Quarto Cagnino (/it/; Quart /lmo/) is a district (quartiere) of Milan, Italy, part of the Zone 7 administrative division of the city. It borders the districts of Trenno (north), San Siro (east), Baggio (south), and Quinto Romano (west). Before being annexed to Milan, in 1869, it was an autonomous comune and, briefly, a part of Trenno (from 1861 to 1869).

Quarto Cagnino is a formerly rural, now urban district, with the last period of quick urban development having occurred in the late 1960s in so called "GESCAL" projects. The "GESCAL" acronym stands for "Gestione Case per i Lavoratori", i.e., "Housing for Workers"; these projects were meant to realize vast low-income apartment blocks in rationally organized, "satellite" city neighbourhoods. Example of GESCAL apartment flats are found along Via Carlo Marx, close to the San Carlo hospital. While low-income, huge apartment buildings dominate the landscape of Quarto, these contrast with some remaining ancient cascine, testifying the rural past of the district. These are mostly found along Via Fratelli Zoia, which used to be the main street of old rural Quarto Cagnino.

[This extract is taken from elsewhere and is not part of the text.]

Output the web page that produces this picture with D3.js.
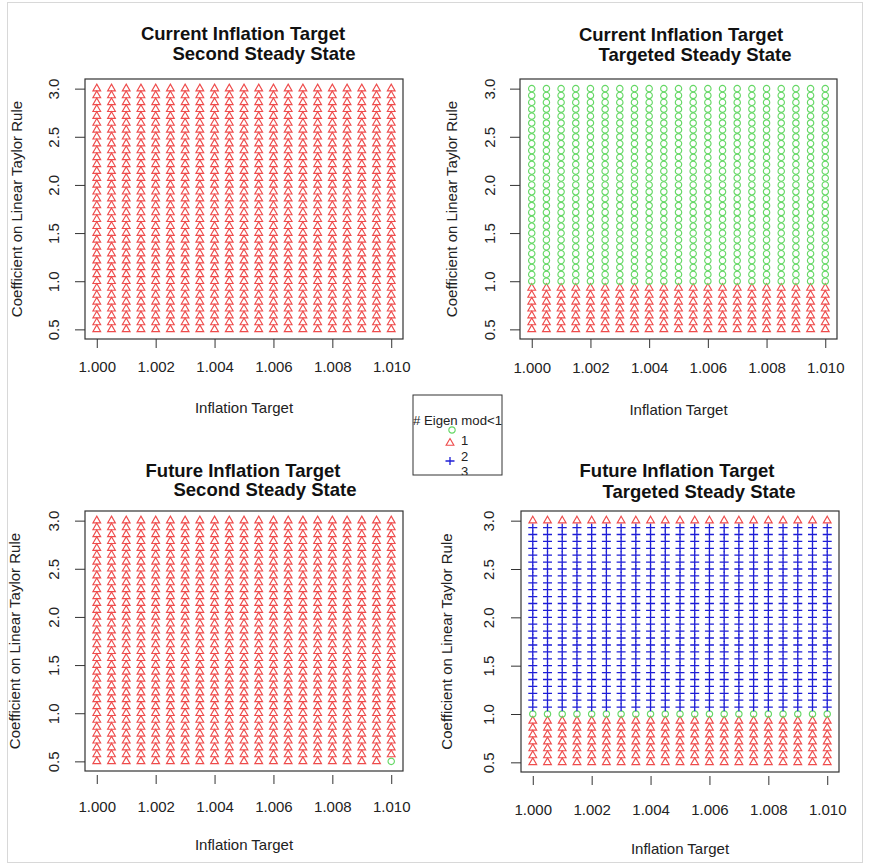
<!DOCTYPE html>
<html>
<head>
<meta charset="utf-8">
<script src="https://cdn.jsdelivr.net/npm/d3@7"></script>
<style>
  body { margin: 0; background: #fff; }
  svg { display: block; font-family: 'Liberation Sans', Arial, sans-serif; }
</style>
</head>
<body>
<div id="chart"></div>
<script>
// Grid of inflation targets (x) and Taylor rule coefficients (y)
const inflationTargets = [1.0000, 1.0005, 1.0010, 1.0015, 1.0020, 1.0025, 1.0030, 1.0035, 1.0040, 1.0045, 1.0050,
                          1.0055, 1.0060, 1.0065, 1.0070, 1.0075, 1.0080, 1.0085, 1.0090, 1.0095, 1.0100];
const taylorCoefs = [0.500, 0.571, 0.643, 0.714, 0.786, 0.857, 0.929, 1.000, 1.071, 1.143, 1.214, 1.286,
                     1.357, 1.429, 1.500, 1.571, 1.643, 1.714, 1.786, 1.857, 1.929, 2.000, 2.071, 2.143,
                     2.214, 2.286, 2.357, 2.429, 2.500, 2.571, 2.643, 2.714, 2.786, 2.857, 2.929, 3.000];

// Marker per coefficient row, bottom (0.5) to top (3.0): o = circle, t = triangle, p = plus
const rowsCurrentSecond   = 'tttttttttttttttttttttttttttttttttttt';
const rowsCurrentTargeted = 'tttttttooooooooooooooooooooooooooooo';
const rowsFutureSecond    = 'tttttttttttttttttttttttttttttttttttt';
const rowsFutureTargeted  = 'tttttttoppppppppppppppppppppppppppptt';
// single cells that differ from their row
const futureSecondExceptions = [{x: 1.0100, y: 0.500, kind: 'o'}];

const titlesLine1 = ['Current Inflation Target', 'Current Inflation Target', 'Future Inflation Target', 'Future Inflation Target'];
const titlesLine2 = ['Second Steady State', 'Targeted Steady State', 'Second Steady State', 'Targeted Steady State'];
const xTickValues = [1.000, 1.002, 1.004, 1.006, 1.008, 1.010];
const xTickLabels = ['1.000', '1.002', '1.004', '1.006', '1.008', '1.010'];
const yTickValues = [0.5, 1.0, 1.5, 2.0, 2.5, 3.0];
const yTickLabels = ['0.5', '1.0', '1.5', '2.0', '2.5', '3.0'];
const xTitle = 'Inflation Target';
const yTitle = 'Coefficient on Linear Taylor Rule';

const legendTitle = '# Eigen mod<1';
const legendKinds = ['o', 't', 'p'];
const legendLabels = ['1', '2', '3'];

const panelRows = [rowsCurrentSecond, rowsCurrentTargeted, rowsFutureSecond, rowsFutureTargeted];
const panelExceptions = [[], [], futureSecondExceptions, []];

// Panel geometry (pixels)
const layout = [
    {left: 85, right: 403, top: 79, bottom: 339, tickGap: 0, xLabY: 372, xTitleY: 413, yLabX: 59, yTitleX: 22, t1x: 243, t2x: 264, t1y: 40, t2y: 60},
    {left: 520, right: 837, top: 79, bottom: 339, tickGap: 0, xLabY: 373, xTitleY: 415, yLabX: 495, yTitleX: 457, t1x: 681, t2x: 695, t1y: 41, t2y: 61},
    {left: 85, right: 403, top: 511, bottom: 771, tickGap: 4, xLabY: 812, xTitleY: 850, yLabX: 59, yTitleX: 20, t1x: 243, t2x: 265, t1y: 477, t2y: 496},
    {left: 521, right: 839, top: 511, bottom: 772, tickGap: 4, xLabY: 815, xTitleY: 854, yLabX: 494, yTitleX: 452, t1x: 677, t2x: 699, t1y: 477, t2y: 498}
];

const colors = {o: '#66d866', t: '#ee4c4c', p: '#1e1ed6'};

const svgWidth = 870;
const svgHeight = 867;

const svg = d3.select('#chart')
    .append('svg')
    .attr('width', svgWidth)
    .attr('height', svgHeight);

// faint frame around the whole picture
svg.append('rect')
    .attr('x', 7.5).attr('y', 2.5)
    .attr('width', 855).attr('height', 860)
    .attr('fill', 'none')
    .attr('stroke', '#d8d8d8');

// Draw one marker
function drawMark(g, kind, x, y) {
    if (kind === 'p') {
        g.append('path')
            .attr('d', `M${x - 4.5},${y}H${x + 4.5}M${x},${y - 4}V${y + 4}`)
            .attr('stroke', colors.p)
            .attr('stroke-width', 1.3)
            .attr('fill', 'none');
    } else {
        const sym = kind === 'o' ? d3.symbol(d3.symbolCircle, 32) : d3.symbol(d3.symbolTriangle, 26);
        g.append('path')
            .attr('d', sym())
            .attr('transform', `translate(${x},${y})`)
            .attr('stroke', colors[kind])
            .attr('stroke-width', 1.15)
            .attr('fill', 'none');
    }
}

layout.forEach((p, i) => {
    const g = svg.append('g');

    // R style 4% padding on both axes
    const xPad = (1.010 - 1.000) * 0.04;
    const yPad = (3.0 - 0.5) * 0.04;
    const xScale = d3.scaleLinear()
        .domain([1.000 - xPad, 1.010 + xPad])
        .range([p.left, p.right]);
    const yScale = d3.scaleLinear()
        .domain([0.5 - yPad, 3.0 + yPad])
        .range([p.bottom, p.top]);

    // points
    const marks = g.append('g');
    const rows = panelRows[i];
    taylorCoefs.forEach((c, r) => {
        inflationTargets.forEach(t => {
            const exc = panelExceptions[i].find(e => e.x === t && e.y === c);
            const kind = exc ? exc.kind : rows[r];
            drawMark(marks, kind, xScale(t), yScale(c));
        });
    });

    // box
    g.append('rect')
        .attr('x', p.left).attr('y', p.top)
        .attr('width', p.right - p.left).attr('height', p.bottom - p.top)
        .attr('fill', 'none')
        .attr('stroke', '#333')
        .attr('stroke-width', 1.2);

    // x axis
    const xAxis = d3.axisBottom(xScale)
        .tickValues(xTickValues)
        .tickFormat((d, k) => xTickLabels[k])
        .tickSize(9)
        .tickSizeOuter(0)
        .tickPadding(p.xLabY - p.bottom - p.tickGap - 9 - 10.6);
    const xg = g.append('g')
        .attr('transform', `translate(0, ${p.bottom + p.tickGap})`)
        .call(xAxis);
    xg.select('.domain').remove();
    xg.selectAll('line').attr('stroke', '#333');
    xg.selectAll('text').attr('font-size', 15).attr('fill', '#222').attr('font-family', null);

    // y axis, labels turned like R's las=0
    const yAxis = d3.axisLeft(yScale)
        .tickValues(yTickValues)
        .tickFormat((d, k) => yTickLabels[k])
        .tickSize(10)
        .tickSizeOuter(0);
    const yg = g.append('g')
        .attr('transform', `translate(${p.left}, 0)`)
        .call(yAxis);
    yg.select('.domain').remove();
    yg.selectAll('line').attr('stroke', '#333');
    yg.selectAll('text')
        .attr('font-size', 15).attr('fill', '#222').attr('font-family', null)
        .attr('transform', 'rotate(-90)')
        .attr('text-anchor', 'middle')
        .attr('x', 0)
        .attr('dy', 0)
        .attr('y', -(p.left - p.yLabX));

    // axis titles
    g.append('text')
        .attr('x', (p.left + p.right) / 2)
        .attr('y', p.xTitleY)
        .attr('text-anchor', 'middle')
        .attr('font-size', 15)
        .attr('fill', '#222')
        .text(xTitle);
    g.append('text')
        .attr('transform', `translate(${p.yTitleX}, ${(p.top + p.bottom) / 2}) rotate(-90)`)
        .attr('text-anchor', 'middle')
        .attr('font-size', 15)
        .attr('fill', '#222')
        .text(yTitle);

    // two line title
    g.append('text')
        .attr('x', p.t1x).attr('y', p.t1y)
        .attr('text-anchor', 'middle')
        .attr('font-size', 18.5)
        .attr('font-weight', 'bold')
        .attr('fill', '#111')
        .text(titlesLine1[i]);
    g.append('text')
        .attr('x', p.t2x).attr('y', p.t2y)
        .attr('text-anchor', 'middle')
        .attr('font-size', 18.5)
        .attr('font-weight', 'bold')
        .attr('fill', '#111')
        .text(titlesLine2[i]);
});

// Legend in the middle
const legendBox = {x: 413, y: 395, w: 89, h: 80};
svg.append('clipPath')
    .attr('id', 'legend-clip')
    .append('rect')
    .attr('x', legendBox.x - 2).attr('y', legendBox.y)
    .attr('width', legendBox.w + 4).attr('height', legendBox.h);

const legend = svg.append('g');
const legendInner = legend.append('g').attr('clip-path', 'url(#legend-clip)');
legendInner.append('text')
    .attr('x', legendBox.x + legendBox.w / 2)
    .attr('y', 425)
    .attr('text-anchor', 'middle')
    .attr('font-size', 13.2)
    .attr('fill', '#222')
    .text(legendTitle);

const legendSymbolY = [430, 443, 461];
const legendSymbolX = [452, 450, 450];
const legendLabelY = [445, 461, 475.5];
legendKinds.forEach((k, j) => drawMark(legendInner, k, legendSymbolX[j], legendSymbolY[j]));
legendLabels.forEach((l, j) => {
    legendInner.append('text')
        .attr('x', 461)
        .attr('y', legendLabelY[j])
        .attr('font-size', 13)
        .attr('fill', '#222')
        .text(l);
});
legend.append('rect')
    .attr('x', legendBox.x).attr('y', legendBox.y)
    .attr('width', legendBox.w).attr('height', legendBox.h)
    .attr('fill', 'none')
    .attr('stroke', '#333');
</script>
</body>
</html>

The district is connected to Milan by several bus lines. The district has one of the major hospitals in Milan, the San Carlo, and part of two large city parks, Parco delle Cave and Parco di Trenno.

==History==
The origins of "Quarto Cagnino" date back at least to Roman times, as the very toponymy proves (the name "quarto", i.e., "fourt", being a reference to Quarto being four Roman miles from Milan). In the Middle Ages, a rural borgo developed, which had an important role in the Milanese country as it was crossed by both a pilgrimage route to the Holy Land and the road towards Santiago de Compostela. In the 18th and 19th, a number of cascine (farms) were established nearby the borgo. Prominent crops in the area included mulberries, vine, and fodder.

In 1846, the population of Quarto was 298, and its territory 182 hectares. In 1861, Quarto Cagnino as well as two nearby comunes (Figino and Quinto Romano) were annexed to Trenno (which was renamed "Trenno e Uniti") which in turn became part of Milan in 1869.